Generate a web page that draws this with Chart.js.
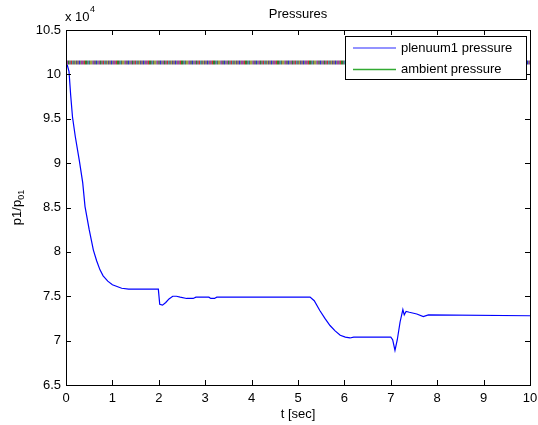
<!DOCTYPE html>
<html>
<head>
<meta charset="utf-8">
<title>Pressures</title>
<script src="https://cdn.jsdelivr.net/npm/chart.js"></script>
<style>
    html, body { margin: 0; padding: 0; background: #fff; }
    #myChart { display: block; }
</style>
</head>
<body>
<canvas id="myChart" width="538" height="425"></canvas>
<script>
// Dados da simulação (tempo em s, pressão em Pa)
const tempo = [0, 0.03, 0.065, 0.1, 0.14, 0.2, 0.29, 0.36, 0.41, 0.5,
    0.59, 0.66, 0.73, 0.8, 0.9, 1.0, 1.1, 1.2, 1.35, 1.99,
    2.02, 2.08, 2.15, 2.22, 2.3, 2.38, 2.46, 2.6, 2.74, 2.8,
    3.08, 3.12, 3.2, 3.25, 5.26, 5.35, 5.47, 5.58, 5.69, 5.8,
    5.91, 6.02, 6.12, 6.2, 7.0, 7.04, 7.09, 7.14, 7.2, 7.26,
    7.29, 7.33, 7.4, 7.56, 7.7, 7.81, 10];
const pressaoPlenum = [101300, 101000, 100300, 97700, 95200, 93000, 90200, 87800, 85100, 82500,
    80200, 79000, 78000, 77300, 76700, 76300, 76100, 75900, 75800, 75800,
    74100, 74000, 74300, 74700, 75000, 75000, 74900, 74750, 74750, 74900,
    74900, 74750, 74750, 74900, 74900, 74500, 73400, 72500, 71700, 71100,
    70600, 70400, 70300, 70400, 70400, 70100, 68900, 70100, 72100, 73500,
    72900, 73300, 73200, 73000, 72700, 72900, 72800];
const tempoAmbiente = [0, 10];
const pressaoAmbiente = [101325, 101325];

const ticksX = [0, 1, 2, 3, 4, 5, 6, 7, 8, 9, 10];
const ticksY = [65000, 70000, 75000, 80000, 85000, 90000, 95000, 100000, 105000];

const legendas = ['plenuum1 pressure', 'ambient pressure'];
const FONTE = '"Liberation Sans", Arial, sans-serif';

// linha do ambiente: listras coloridas (parece várias curvas sobrepostas)
function criarListras(ctx) {
    const cores = ['#3030d0', '#808080', '#a040a0', '#308030', '#7f6f7f', '#d03030', '#40a0a0', '#707070',
        '#a0a040', '#505090', '#8f6f6f', '#3030d0', '#6f8f6f', '#a040a0', '#787878', '#d03030',
        '#308030', '#806080', '#40a0a0', '#606060', '#a0a040', '#7f7f9f', '#a040a0', '#687068'];
    const larguras = [1, 2, 1, 1, 2, 1, 1, 2, 1, 1, 2, 1, 1, 2, 1, 1, 2, 1, 1, 1, 2, 1, 1, 2];
    const total = larguras.reduce((a, b) => a + b, 0);
    const c = document.createElement('canvas');
    c.width = total;
    c.height = 8;
    const g = c.getContext('2d');
    let x = 0;
    cores.forEach((cor, i) => {
        g.fillStyle = cor;
        g.fillRect(x, 0, larguras[i], 8);
        x += larguras[i];
    });
    return ctx.createPattern(c, 'repeat');
}

// moldura, ticks internos, títulos e legenda no estilo do MATLAB
const estiloMatlab = {
    id: 'estiloMatlab',
    afterDraw(chart) {
        const ctx = chart.ctx;
        const a = chart.chartArea;
        const sx = chart.scales.x;
        const sy = chart.scales.y;
        ctx.save();
        ctx.strokeStyle = '#000';
        ctx.lineWidth = 1;

        ticksX.forEach(v => {
            const px = Math.round(sx.getPixelForValue(v)) + 0.5;
            ctx.beginPath();
            ctx.moveTo(px, a.bottom); ctx.lineTo(px, a.bottom - 5);
            ctx.moveTo(px, a.top); ctx.lineTo(px, a.top + 5);
            ctx.stroke();
        });
        ticksY.forEach(v => {
            const py = Math.round(sy.getPixelForValue(v)) + 0.5;
            ctx.beginPath();
            ctx.moveTo(a.left, py); ctx.lineTo(a.left + 5, py);
            ctx.moveTo(a.right, py); ctx.lineTo(a.right - 5, py);
            ctx.stroke();
        });

        // legenda
        const lx = 345.5, ly = 36.5, lw = 181, lh = 43;
        ctx.fillStyle = '#fff';
        ctx.fillRect(lx, ly, lw, lh);
        ctx.strokeStyle = '#000';
        ctx.strokeRect(lx, ly, lw, lh);
        const linhas = [{ y: 48, cor: '#6f6fff' }, { y: 69.5, cor: '#33aa33' }];
        ctx.font = '13px ' + FONTE;
        ctx.textBaseline = 'middle';
        ctx.textAlign = 'left';
        linhas.forEach((l, i) => {
            ctx.strokeStyle = l.cor;
            ctx.lineWidth = 1.5;
            ctx.beginPath();
            ctx.moveTo(353, l.y);
            ctx.lineTo(396, l.y);
            ctx.stroke();
            ctx.fillStyle = '#000';
            ctx.fillText(legendas[i], 401, l.y);
        });

        // moldura
        ctx.lineWidth = 1;
        ctx.strokeStyle = '#000';
        ctx.strokeRect(Math.round(a.left) + 0.5, Math.round(a.top) + 0.5,
            Math.round(a.right - a.left), Math.round(a.bottom - a.top));

        // títulos
        ctx.fillStyle = '#000';
        ctx.textAlign = 'center';
        ctx.fillText('Pressures', (a.left + a.right) / 2, 14);
        ctx.fillText('t [sec]', (a.left + a.right) / 2, 414);

        ctx.textAlign = 'left';
        ctx.fillText('x 10', 65, 17);
        ctx.font = '9px ' + FONTE;
        ctx.fillText('4', 90, 10);

        // eixo y: p1/p01 com subscrito
        ctx.translate(21, (a.top + a.bottom) / 2);
        ctx.rotate(-Math.PI / 2);
        ctx.textBaseline = 'alphabetic';
        ctx.font = '13px ' + FONTE;
        const principal = 'p1/p';
        const wP = ctx.measureText(principal).width;
        ctx.font = '9px ' + FONTE;
        const wS = ctx.measureText('01').width;
        const x0 = -(wP + wS) / 2;
        ctx.font = '13px ' + FONTE;
        ctx.fillText(principal, x0, 0);
        ctx.font = '9px ' + FONTE;
        ctx.fillText('01', x0 + wP, 3);
        ctx.restore();
    }
};

let myChart;

document.addEventListener("DOMContentLoaded", function() {
    const ctx = document.getElementById('myChart').getContext('2d');

    const dadosPlenum = tempo.map((t, i) => ({ x: t, y: pressaoPlenum[i] }));
    const dadosAmbiente = tempoAmbiente.map((t, i) => ({ x: t, y: pressaoAmbiente[i] }));

    const config = {
        type: 'line',
        data: {
            datasets: [{
                label: legendas[0],
                data: dadosPlenum,
                borderColor: '#0000ff',
                borderWidth: 1.2,
                pointRadius: 0,
                tension: 0,
                order: 1
            }, {
                label: legendas[1],
                data: dadosAmbiente,
                borderColor: criarListras(ctx),
                borderWidth: 4,
                pointRadius: 0,
                tension: 0,
                order: 0
            }]
        },
        options: {
            responsive: false,
            animation: false,
            events: [],
            layout: { padding: { left: 0, top: 30, right: 8, bottom: 0 } },
            plugins: {
                legend: { display: false },
                tooltip: { enabled: false }
            },
            scales: {
                x: {
                    type: 'linear',
                    min: 0,
                    max: 10,
                    afterBuildTicks: s => { s.ticks = ticksX.map(v => ({ value: v })); },
                    afterFit: s => {
                        s.height = 40;
                        s.paddingLeft = 0;
                        s.paddingRight = 0;
                    },
                    grid: { display: false, drawTicks: false },
                    border: { display: false },
                    ticks: {
                        padding: 6,
                        maxRotation: 0,
                        color: '#000',
                        font: { family: FONTE, size: 13 }
                    }
                },
                y: {
                    type: 'linear',
                    min: 65000,
                    max: 105000,
                    afterBuildTicks: s => { s.ticks = ticksY.map(v => ({ value: v })); },
                    afterFit: s => {
                        s.width = 66;
                        s.paddingTop = 0;
                        s.paddingBottom = 0;
                    },
                    grid: { display: false, drawTicks: false },
                    border: { display: false },
                    ticks: {
                        padding: 5,
                        color: '#000',
                        font: { family: FONTE, size: 13 },
                        callback: v => String(v / 10000)
                    }
                }
            }
        },
        plugins: [estiloMatlab]
    };

    if (myChart) {
        myChart.destroy();
    }
    myChart = new Chart(ctx, config);
});
</script>
</body>
</html>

• **SET TASK**
Please take the lines from the beginning of the data above through the line holding "95000, 100000, 105000];" and transcribe them exactly, without any pictures.

• **ANSWER TO THIS EXERCISE**
Generate a web page that draws this with Chart.js.
<!DOCTYPE html>
<html>
<head>
<meta charset="utf-8">
<title>Pressures</title>
<script src="https://cdn.jsdelivr.net/npm/chart.js"></script>
<style>
    html, body { margin: 0; padding: 0; background: #fff; }
    #myChart { display: block; }
</style>
</head>
<body>
<canvas id="myChart" width="538" height="425"></canvas>
<script>
// Dados da simulação (tempo em s, pressão em Pa)
const tempo = [0, 0.03, 0.065, 0.1, 0.14, 0.2, 0.29, 0.36, 0.41, 0.5,
    0.59, 0.66, 0.73, 0.8, 0.9, 1.0, 1.1, 1.2, 1.35, 1.99,
    2.02, 2.08, 2.15, 2.22, 2.3, 2.38, 2.46, 2.6, 2.74, 2.8,
    3.08, 3.12, 3.2, 3.25, 5.26, 5.35, 5.47, 5.58, 5.69, 5.8,
    5.91, 6.02, 6.12, 6.2, 7.0, 7.04, 7.09, 7.14, 7.2, 7.26,
    7.29, 7.33, 7.4, 7.56, 7.7, 7.81, 10];
const pressaoPlenum = [101300, 101000, 100300, 97700, 95200, 93000, 90200, 87800, 85100, 82500,
    80200, 79000, 78000, 77300, 76700, 76300, 76100, 75900, 75800, 75800,
    74100, 74000, 74300, 74700, 75000, 75000, 74900, 74750, 74750, 74900,
    74900, 74750, 74750, 74900, 74900, 74500, 73400, 72500, 71700, 71100,
    70600, 70400, 70300, 70400, 70400, 70100, 68900, 70100, 72100, 73500,
    72900, 73300, 73200, 73000, 72700, 72900, 72800];
const tempoAmbiente = [0, 10];
const pressaoAmbiente = [101325, 101325];

const ticksX = [0, 1, 2, 3, 4, 5, 6, 7, 8, 9, 10];
const ticksY = [65000, 70000, 75000, 80000, 85000, 90000, 95000, 100000, 105000];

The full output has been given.